羽生結弦、国別SPでまさかの7位も、「日本チーム」は勝ちにいける (2ページ目)

  • 折山淑美●取材・文 text by Oriyama Toshimi 能登直●撮影 photo by Noto Sunao

 4回転ループのミスの直後、頭の中に浮かんだのは「ループが0点になり、かなりの点数が失われている」ということだった。そう考えながら次の4回転サルコウをしっかり跳ぼうと思い、試合で跳ぶときに「注意しなければいけないことを意識し過ぎて」しまった。それとともに、これまでの試合で「自分があまり跳べていないジャンプ」というイメージも重なったという。そんな気持ちの乱れが影響し、着氷が乱れて手をついてしまい、予定していた連続ジャンプにできなかった。
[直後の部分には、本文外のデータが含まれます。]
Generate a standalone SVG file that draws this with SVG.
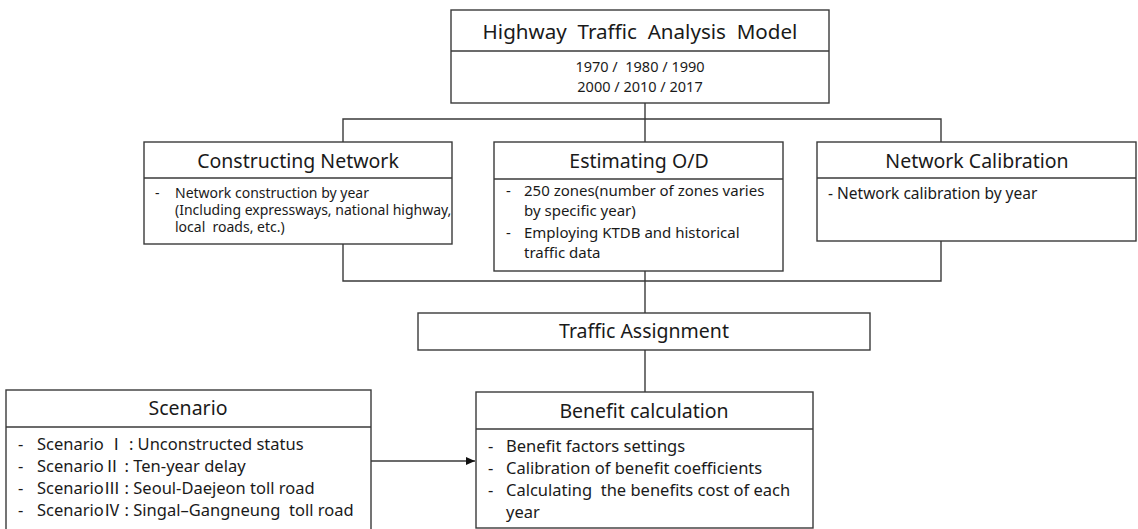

 その後の演技は完璧にこなした。特にステップは今シーズンこれまで以上に、このプログラムへの思いが全身から横溢(おういつ)するような滑りだった。だが、大きな得点源である2本のジャンプを失敗したために得点は83.51点にとどまり、順位も7位という予想外の結果となった。
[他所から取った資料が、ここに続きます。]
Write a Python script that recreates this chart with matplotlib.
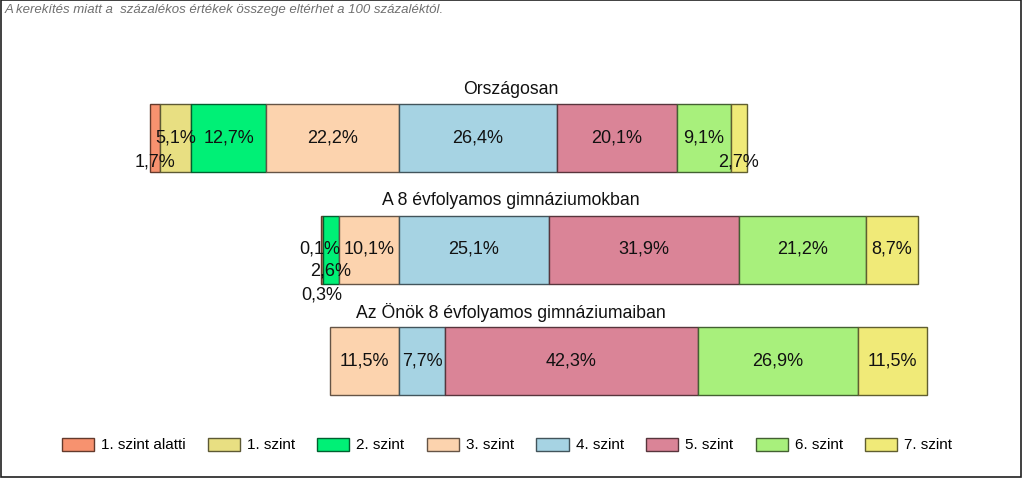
import numpy as np
import matplotlib
matplotlib.use("Agg")
import matplotlib.pyplot as plt
from matplotlib.patches import Patch, Rectangle
from matplotlib import colors as mcolors

plt.rcParams['font.family'] = ['Liberation Sans', 'DejaVu Sans']

groups = ["Országosan", "A 8 évfolyamos gimnáziumokban", "Az Önök 8 évfolyamos gimnáziumaiban"]
levels = ["1. szint alatti", "1. szint", "2. szint", "3. szint",
          "4. szint", "5. szint", "6. szint", "7. szint"]
orszagos = [1.7, 5.1, 12.7, 22.2, 26.4, 20.1, 9.1, 2.7]
gimn8 = [0.3, 0.1, 2.6, 10.1, 25.1, 31.9, 21.2, 8.7]
onok = [0.0, 0.0, 0.0, 11.5, 7.7, 42.3, 26.9, 11.5]
note = "A kerekítés miatt a  százalékos értékek összege eltérhet a 100 százaléktól."

fills = ["#F7926F", "#E8DF82", "#00F076", "#FCD3AE",
         "#A6D3E3", "#DA8497", "#A8F07C", "#F0EA78"]
edges = [tuple(c * 0.4 for c in mcolors.to_rgb(f)) for f in fills]

# label nudges in pixels (row, segment): (dx, dy), dy positive = down
nudges = {(0, 0): (0, 24), (0, 7): (0, 24),
          (1, 0): (0, 45), (1, 1): (-3, 0), (1, 2): (0, 21)}

W, H = 1024, 478
ppu = 5.97          # pixels per percent
x0 = 399            # pixel of 3./4. boundary
row_px = 111.5
top_px = 138

fig = plt.figure(figsize=(W / 100, H / 100), dpi=100)
ax = fig.add_axes([0, 0, 1, 1])
ax.set_xlim(-x0 / ppu, (W - x0) / ppu)
ax.set_ylim((H - top_px) / row_px, -top_px / row_px)
ax.axis("off")

data = [orszagos, gimn8, onok]
bh = 68 / row_px
for r, vals in enumerate(data):
    vals = np.array(vals)
    left = -vals[:4].sum()
    for i, v in enumerate(vals):
        if v > 0:
            ax.barh(r, v, left=left, height=bh, color=fills[i],
                    edgecolor=edges[i], linewidth=1.0)
            dx, dy = nudges.get((r, i), (0, 0))
            ax.text(left + v / 2 + dx / ppu, r + dy / row_px,
                    f"{v:.1f}".replace(".", ",") + "%",
                    ha="center", va="center", fontsize=13, color="#111111")
        left += v
    ax.text(112 / ppu, r - (bh / 2) - 15 / row_px, groups[r],
            ha="center", va="center", fontsize=12.7, color="#111111")

fig.text(5 / W, 1 - 10 / H, note, ha="left", va="center", fontsize=9.5,
         style="italic", color="#707070")

handles = [Patch(facecolor=fills[i], edgecolor=edges[i], label=levels[i]) for i in range(8)]
fig.legend(handles=handles, loc="center", bbox_to_anchor=(507 / W, 1 - 445 / H),
           ncol=8, frameon=False, fontsize=11, handlelength=2.1, handleheight=0.95,
           handletextpad=0.46, columnspacing=1.46)

fig.patches.append(Rectangle((1 / W, 1 / H), 1020 / W, 1 - 1 / H, transform=fig.transFigure,
                             fill=False, edgecolor="#202020", linewidth=1.2))

fig.savefig("out.png", dpi=100)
 それでも、日本チームはいい流れに乗って戦っていたこともあり、順位点の合計点で争うチーム順位はロシアと同じ44点で1位という滑り出し。

 そんないい流れのキッカケを作ったのは、世界選手権でフリーに進めない悔しさを味わったアイスダンスの村元哉中(むらもと かな)/クリス・リードだった。5位ながらもショートダンスで5要素中3要素をレベル4にし、自己ベストを2.77点更新する63.77点を獲得してチームを勢いづけたのだ。